State lawmakers are scheduled to vote Tuesday on whether to forbid closing community college campuses in Meriden — or any campus — without their approval.
“It will definitely be brought up tomorrow,” said Rep. Roberta Willis, the House chairman of the committee that oversees higher education.
A top official in the House Speaker ‘s office confirmed the bill will be raised in the state House of Representatives during Tuesday’s session.
The bill was put forward in the Senate last week after Connecticut State Colleges & Universities President Gregory Gray signed off without previous public notice on closing the downtown Meriden campuses, which serve 700 students
The college system’s governing board, The Board of Regents, had not voted to approve the closure.
The Meriden facilities are satellite campuses of Middlesex Community College in Middletown and include a program in manufacturing. Students would have to travel to Middletown to take courses.
The Senate voted unanimously to block the closure. The Board of Regents is expected to meet Wednesday but the agenda does not now include whether to offer courses again in Meriden next semester.
“The State Senate took action on April 8, 2015, to clarify that balancing the budget of the Regents system solely on the backs of vulnerable students will not be tolerated,” they wrote. “It is troubling to read news accounts that indicate that the message is still not being heard by the administration of our 17-member higher education system. We urge you to reconsider your position. We urge you to begin to put the needs of students first.”
College leaders have maintained that the closure is necessary to help the college system close a $51.6 million budget shortfall for the fiscal year that begins July 1. The Regents already have voted to raise tuition by 4.8 to 5.3 percent to close the deficit by $22 million.
A spokesman for the system said the Meriden closure was expected to save $500,000 in the fiscal year that begins July 1, though lawmakers have questioned their math.

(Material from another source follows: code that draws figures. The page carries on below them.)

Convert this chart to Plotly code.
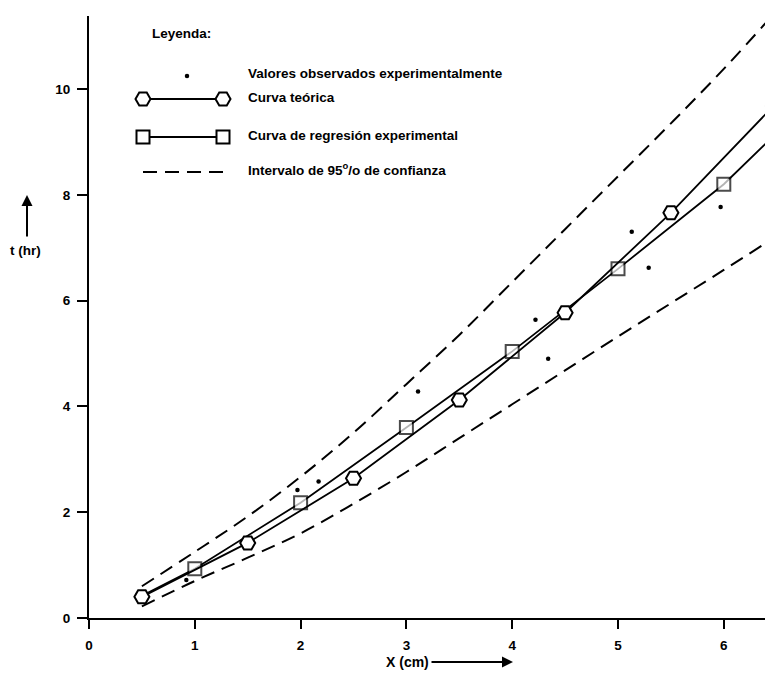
import plotly.graph_objects as go

# ---- data ----
x_obs = [0.92, 1.97, 2.17, 3.11, 4.22, 4.34, 5.13, 5.29, 5.97]
t_obs = [0.72, 2.42, 2.58, 4.28, 5.64, 4.90, 7.30, 6.62, 7.77]

x_teo = [0.5, 1.5, 2.5, 3.5, 4.5, 5.5, 6.47]
t_teo = [0.40, 1.42, 2.64, 4.12, 5.77, 7.66, 9.68]

x_reg = [0.5, 1, 2, 3, 4, 5, 6, 6.5]
t_reg = [0.42, 0.93, 2.18, 3.60, 5.04, 6.60, 8.20, 9.17]
reg_marker = [False, True, True, True, True, True, True, False]

x_int = [0.5, 1, 1.5, 2, 2.5, 3, 3.5, 4, 4.5, 5, 5.5, 6, 6.5]
t_upper = [0.60, 1.25, 1.92, 2.67, 3.50, 4.42, 5.35, 6.35, 7.35, 8.35, 9.35, 10.38, 11.48]
t_lower = [0.22, 0.70, 1.14, 1.60, 2.16, 2.76, 3.40, 4.04, 4.68, 5.32, 5.95, 6.58, 7.22]

x_ticks = [0, 1, 2, 3, 4, 5, 6]
y_ticks = [0, 2, 4, 6, 8, 10]

legend_title = "Leyenda:"
legend_labels = [
    "Valores observados experimentalmente",
    "Curva teórica",
    "Curva de regresión experimental",
    "Intervalo de 95<sup>o</sup>/o de confianza",
]

FONT = "Liberation Sans, Arial, sans-serif"

# ---- layout geometry (page pixels; the page body has an 8px margin) ----
OFF = 8
PAGE_W, PAGE_H = 773, 674
PLOT_L, PLOT_R, PLOT_T, PLOT_B = 89, PAGE_W - OFF, 16, 618
W, H = PAGE_W - 2 * OFF, PAGE_H - OFF
ML, MR, MT, MB = PLOT_L - OFF, 0, PLOT_T - OFF, (H + OFF) - PLOT_B
PW, PH = PLOT_R - PLOT_L, PLOT_B - PLOT_T
X_UNIT, Y_UNIT = 105.8, 52.9   # pixels per data unit


def px(xp):
    return (xp - PLOT_L) / PW


def py(yp):
    return (PLOT_B - yp) / PH


fig = go.Figure()

# confidence interval
for tv in (t_upper, t_lower):
    fig.add_trace(go.Scatter(
        x=x_int, y=tv, mode="lines", line_shape="spline",
        line=dict(color="black", width=2, dash="14px,8px"),
        showlegend=False, hoverinfo="skip"))

# regression curve
fig.add_trace(go.Scatter(
    x=x_reg, y=t_reg, mode="lines+markers",
    line=dict(color="black", width=1.8),
    marker=dict(symbol="square", size=[13 if m else 0 for m in reg_marker],
                color="white", line=dict(color="black", width=2)),
    showlegend=False))

# theoretical curve
fig.add_trace(go.Scatter(
    x=x_teo, y=t_teo, mode="lines+markers",
    line=dict(color="black", width=1.8),
    marker=dict(symbol="hexagon2", size=15, color="white",
                line=dict(color="black", width=2)),
    showlegend=False))

# observed values
fig.add_trace(go.Scatter(
    x=x_obs, y=t_obs, mode="markers",
    marker=dict(symbol="circle", size=4.5, color="black"),
    showlegend=False))

# ---- custom legend glyphs on an overlay paper-like axis ----
lx0, lx1 = px(143), px(223)
rows = [py(76), py(99), py(137), py(172)]
fig.add_trace(go.Scatter(x=[px(187)], y=[rows[0]], xaxis="x2", yaxis="y2",
                         mode="markers", marker=dict(size=4.5, color="black"),
                         showlegend=False, hoverinfo="skip"))
fig.add_trace(go.Scatter(x=[lx0, lx1], y=[rows[1]] * 2, xaxis="x2", yaxis="y2",
                         mode="lines+markers", line=dict(color="black", width=1.8),
                         marker=dict(symbol="hexagon2", size=15, color="white",
                                     line=dict(color="black", width=2)),
                         showlegend=False, hoverinfo="skip"))
fig.add_trace(go.Scatter(x=[lx0, lx1], y=[rows[2]] * 2, xaxis="x2", yaxis="y2",
                         mode="lines+markers", line=dict(color="black", width=1.8),
                         marker=dict(symbol="square", size=13, color="white",
                                     line=dict(color="black", width=2)),
                         showlegend=False, hoverinfo="skip"))
fig.add_trace(go.Scatter(x=[lx0, lx1], y=[rows[3]] * 2, xaxis="x2", yaxis="y2",
                         mode="lines", line=dict(color="black", width=2, dash="14px,8px"),
                         showlegend=False, hoverinfo="skip"))

annotations = [
    dict(text=legend_title, x=px(150), y=py(33), xref="paper", yref="paper",
         xanchor="left", yanchor="middle", showarrow=False,
         font=dict(size=13.5, family=FONT, weight="bold", color="black")),
]
for lab, ty in zip(legend_labels, [73, 97, 135, 169]):
    annotations.append(dict(text=lab, x=px(246), y=py(ty), xref="paper", yref="paper",
                            xanchor="left", yanchor="middle", showarrow=False,
                            font=dict(size=13.5, family=FONT, weight="bold", color="black")))

# axis titles with arrows
annotations += [
    dict(text="t (hr)", x=px(25), y=py(250), xref="paper", yref="paper",
         xanchor="center", yanchor="middle", showarrow=False,
         font=dict(size=13.5, family=FONT, weight="bold", color="black")),
    dict(text="", x=px(27), y=py(195), xref="paper", yref="paper",
         ax=0, ay=43, showarrow=True, arrowhead=2, arrowsize=1.1, arrowwidth=2,
         arrowcolor="black"),
    dict(text="X (cm)", x=px(407), y=py(662), xref="paper", yref="paper",
         xanchor="center", yanchor="middle", showarrow=False,
         font=dict(size=14, family=FONT, weight="bold", color="black")),
    dict(text="", x=px(513), y=py(662), xref="paper", yref="paper",
         ax=-83, ay=0, showarrow=True, arrowhead=2, arrowsize=1.1, arrowwidth=2,
         arrowcolor="black"),
]

tickfont = dict(size=13.5, family=FONT, weight="bold", color="black")

fig.update_layout(
    width=W, height=H,
    margin=dict(l=ML, r=MR, t=MT, b=MB, pad=0),
    paper_bgcolor="white", plot_bgcolor="white",
    showlegend=False,
    xaxis=dict(range=[0, PW / X_UNIT], tickvals=x_ticks, ticktext=[str(v) for v in x_ticks],
               showgrid=False, zeroline=False, showline=True, linecolor="black", linewidth=2,
               ticks="outside", ticklen=9, tickwidth=2, tickcolor="black",
               tickfont=tickfont, ticklabelstandoff=5),
    yaxis=dict(range=[0, PH / Y_UNIT], tickvals=y_ticks, ticktext=[str(v) for v in y_ticks],
               showgrid=False, zeroline=False, showline=True, linecolor="black", linewidth=2,
               ticks="outside", ticklen=10, tickwidth=2, tickcolor="black",
               tickfont=tickfont, ticklabelstandoff=4),
    xaxis2=dict(range=[0, 1], overlaying="x", visible=False, fixedrange=True),
    yaxis2=dict(range=[0, 1], overlaying="y", visible=False, fixedrange=True),
    annotations=annotations,
)

fig.write_html("out.html")
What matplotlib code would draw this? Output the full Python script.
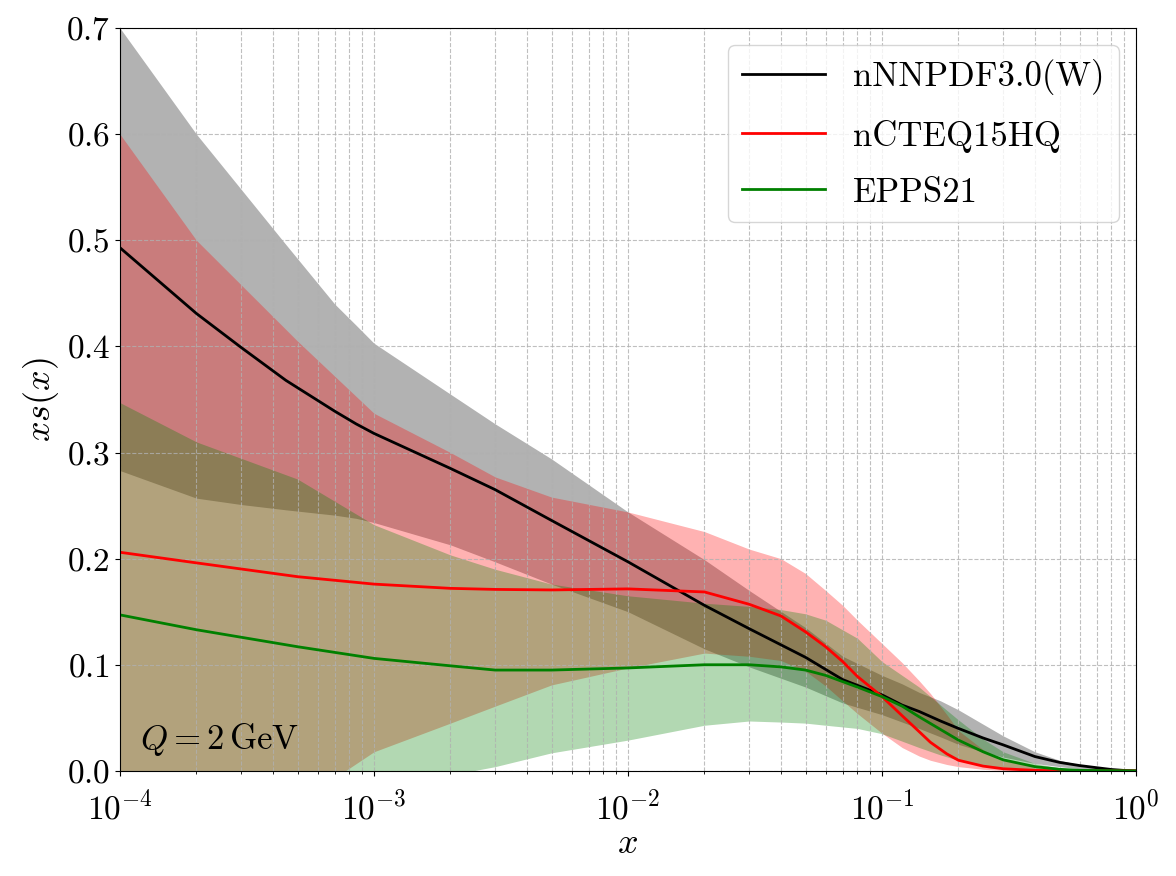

“The numbers don’t even work out,” said Sen. Danté Bartolomeo of Meriden, the senate chair of the higher education committee.
A breakdown on how the savings would be achieved has not been released.
Erika Steiner, the budget chief for the college system, told members of the Regent’s finance committee after the Senate vote that finding alternatives to closing the satellite campuses would be a struggle.
“A campus the size of Middlesex, with that big of a budget gap, is going to be hard-pressed to look at attrition or other simple ways of filling that kind of gap. So we need to talk with [that community college president] to see what other type of ideas she might have.” Middlesex Community College serves 3,000 students in all..
Michael Kozlowski, CSCU spokesman, said higher education leaders should have an idea in the next seven to ten days whether the school can avoid closing the campuses and still balance its budget.
“We are continuing to look at all of the options to address the Middlesex Community College budget gap, including keeping the Meriden Center open,” he said during an interview. “Pulling that off the table leaves a substantial gap in the savings needed…The only place left to look would be our labor costs.”
Having faced budget gaps in previous years, Anna Wasescha, the president of Middlesex Communty College, said the school already has eliminated its daycare center for students with children and stopped offering courses for residents who want to learn to speak English.
“We made the best choice among a lot of lousy choices.” Wasescha said last week.
Leaders from the 16 other regional universities and community colleges also have compiled plans to close their budget deficits and plan to meet with Gray over the next two weeks to decide what will be included in the budget that is presented to the Board of Regents.
It is unclear whether any other college presidents have proposed closing a campus, and requests by The Mirror for those budget proposals have been denied. Aside from the 16 main campuses, there are satellite community college campuses in Bristol, Danbury and Willimantic.
State lawmakers have questioned the authority of the college president to close a campus without the approval of his governing board. The bill the House will consider Tuesday would make clear it is not his decision.
Gov. Dannel P. Malloy, a Democrat, said last week that he is not thrilled with how this decision was handled.
“There’s a probability things could have been better handled. I think that’s a probability,” Malloy said of the regents, and then turned to the action the Senate took. “On the other hand,” he said, “two mistakes don’t make a right.”